# Finished my Oriole and picked up a new bike hauler



## jpromo (Jul 21, 2013)

Picked up my Oriole at MLC this Spring and just finished it today and took it on its inaugural trip down the driveway.. unfortunately my dirt roads are quite rocky right now and not conducive to classic bike riding. Went through with fresh grease all around, thorough cleaning, polishing and I'm happy with how it came out. Stainless fenders, Torrington 10s, chrome guard, available Sears accessory rack. Found out this rack was available in the catalog and only sold in black. Upgrades for the future will be the seat but the prices on them are hot and I'm a little too broke to justify it right now.










And then I picked this up this weekend as well--a '51 Willys Wagon. It has sat for 6 years so it's not immediately running but nearly everything is there and the body is solid as all-get-out. Finding a 60 year old, solid car in Michigan is nearly unheard of. It's completely unmolested as well, nobody's even bothered to ever add seat belts. Original 4 cylinder 134 Hurricane. It's a utility model, sold for use as a farm or carrier vehicle. This model featured 4 wheel drive and excluded rear seats, mirrors, and rear lights except for one offset brake light.


----------



## eddie bravo (Jul 21, 2013)

Looks SHARP!!  What did you use to polish the bike?


----------



## Freqman1 (Jul 21, 2013)

I'm digging the Willys. I've contemplated trying to find a 30's sedan delivery for a bike hauler. V/r Shawn


----------



## jpromo (Jul 21, 2013)

eddie bravo said:


> Looks SHARP!!  What did you use to polish the bike?




The paint up close is pretty shot but rust on burgundy can end up looking pretty good at a couple feet. Regardless, I love Meguiars color-X restorer.

Here's the before--not a dramatic transformation but definitely an improvement.


----------



## jpromo (Jul 21, 2013)

Freqman1 said:


> I'm digging the Willys. I've contemplated trying to find a 30's sedan delivery for a bike hauler. V/r Shawn




The height of the old wagons is what's nice. I've got a Subaru wagon which can handle the length but I can probably only get a couple bikes inside since they'd have to lean at such a big angle.

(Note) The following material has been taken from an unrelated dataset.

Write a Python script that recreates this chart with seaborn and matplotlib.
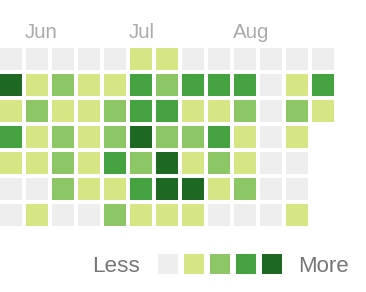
import numpy as np
import pandas as pd
import matplotlib
matplotlib.use("Agg")
import matplotlib.pyplot as plt
from matplotlib.colors import ListedColormap
import seaborn as sns

# contribution levels per weekday row (0 = none, 4 = most), NaN = no day
nan = np.nan
row_sun = [0, 0, 0, 0, 0, 1, 1, 0, 0, 0, 0, 0, 0]
row_mon = [4, 1, 2, 1, 1, 3, 2, 3, 3, 3, 0, 1, 3]
row_tue = [1, 2, 1, 1, 2, 3, 3, 1, 1, 2, 0, 2, 1]
row_wed = [3, 1, 2, 1, 2, 4, 2, 2, 3, 1, 0, 1, nan]
row_thu = [1, 1, 2, 1, 3, 2, 4, 1, 2, 1, 0, 0, nan]
row_fri = [0, 0, 2, 1, 1, 3, 4, 4, 1, 2, 0, 0, nan]
row_sat = [0, 1, 0, 0, 2, 1, 1, 1, 0, 0, 0, 1, nan]

month_labels = ["Jun", "Jul", "Aug"]
month_cols = [1, 5, 9]
legend_levels = [0, 1, 2, 3, 4]
level_colors = ["#eeeeee", "#d6e685", "#8cc665", "#44a340", "#1e6823"]

grid = pd.DataFrame([row_sun, row_mon, row_tue, row_wed, row_thu, row_fri, row_sat])
cmap = ListedColormap(level_colors)

W, H = 366, 292
fig = plt.figure(figsize=(W / 100, H / 100), dpi=100)
fig.patch.set_facecolor("white")

ax = fig.add_axes([-2 / W, 1 - 228 / H, 338 / W, 182 / H])
sns.heatmap(grid, mask=grid.isna(), cmap=cmap, vmin=-0.5, vmax=4.5,
            linewidths=4 * 0.72, linecolor="white", cbar=False, ax=ax)
ax.xaxis.tick_top()
ax.set_xticks([c + 0.03 for c in month_cols])
ax.set_xticklabels(month_labels, ha="left", fontsize=14.8, color="#aaaaaa",
                   family="Liberation Sans")
ax.tick_params(axis="x", length=0, pad=3)
ax.set_yticks([])
ax.set_xlabel("")
ax.set_ylabel("")

lax = fig.add_axes([155 / W, 1 - 277 / H, 130 / W, 26 / H])
sns.heatmap(pd.DataFrame([legend_levels]), cmap=cmap, vmin=-0.5, vmax=4.5,
            linewidths=6 * 0.72, linecolor="white", cbar=False, ax=lax)
lax.set_xticks([])
lax.set_yticks([])

fig.text(140 / W, 1 - 272 / H, "Less", ha="right", va="baseline",
         fontsize=16.2, color="#767676", family="Liberation Sans")
fig.text(298 / W, 1 - 272 / H, "More", ha="left", va="baseline",
         fontsize=16, color="#767676", family="Liberation Sans")

fig.savefig("out.png", dpi=100, facecolor="white")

If it is comfortable at 50-60mph on the original 75hp drivetrain and steep, tractor-like gearing, it'll probably be at future memory lane shows since it's less than an 1½ hour drive.


----------



## bikewhorder (Jul 21, 2013)

Looks great, you should just recover that saddle, it looks like you have nothing to lose.  My Oriole came with the same saddle in a similar condition, I'm not sure which model # it is but they my favorite because they are big and comfy with nice firm springs.


----------



## Talewinds (Jul 21, 2013)

That Willys is AWESOME! Just needs tires and hubcaps...


----------



## rollfaster (Jul 22, 2013)

*i love this*



jpromo said:


> Picked up my Oriole at MLC this Spring and just finished it today and took it on its inaugural trip down the driveway.. unfortunately my dirt roads are quite rocky right now and not conducive to classic bike riding. Went through with fresh grease all around, thorough cleaning, polishing and I'm happy with how it came out. Stainless fenders, Torrington 10s, chrome guard, available Sears accessory rack. Found out this rack was available in the catalog and only sold in black. Upgrades for the future will be the seat but the prices on them are hot and I'm a little too broke to justify it right now.
> 
> 
> 
> ...




as a kid i used to play in my dads friends 51 willys.this really takes me back.ahh the good ol days.


----------



## mohsinj677 (Aug 7, 2013)

*Mohsin*

{{{{{ This post is so great and nice }}}}}}}}

unfortunately my dirt roads are quite rocky right now and not conducive to classic bike riding. Went through with fresh grease all around, thorough cleaning, polishing and I'm happy with how it came out. Stainless fenders,

_________________
Join 642-436 online course to get profession web design training and learn useful web design application using PMI-001 demo and braindumps.co tutorials. More details about this product visit 640-911 braindumps and also visit IFPUG more information visit facebook page Facebook ,good luck.


----------



## scrubbinrims (Aug 7, 2013)

I was thinking the same thing Moshin, but not in a random, awkward way.
Chris


----------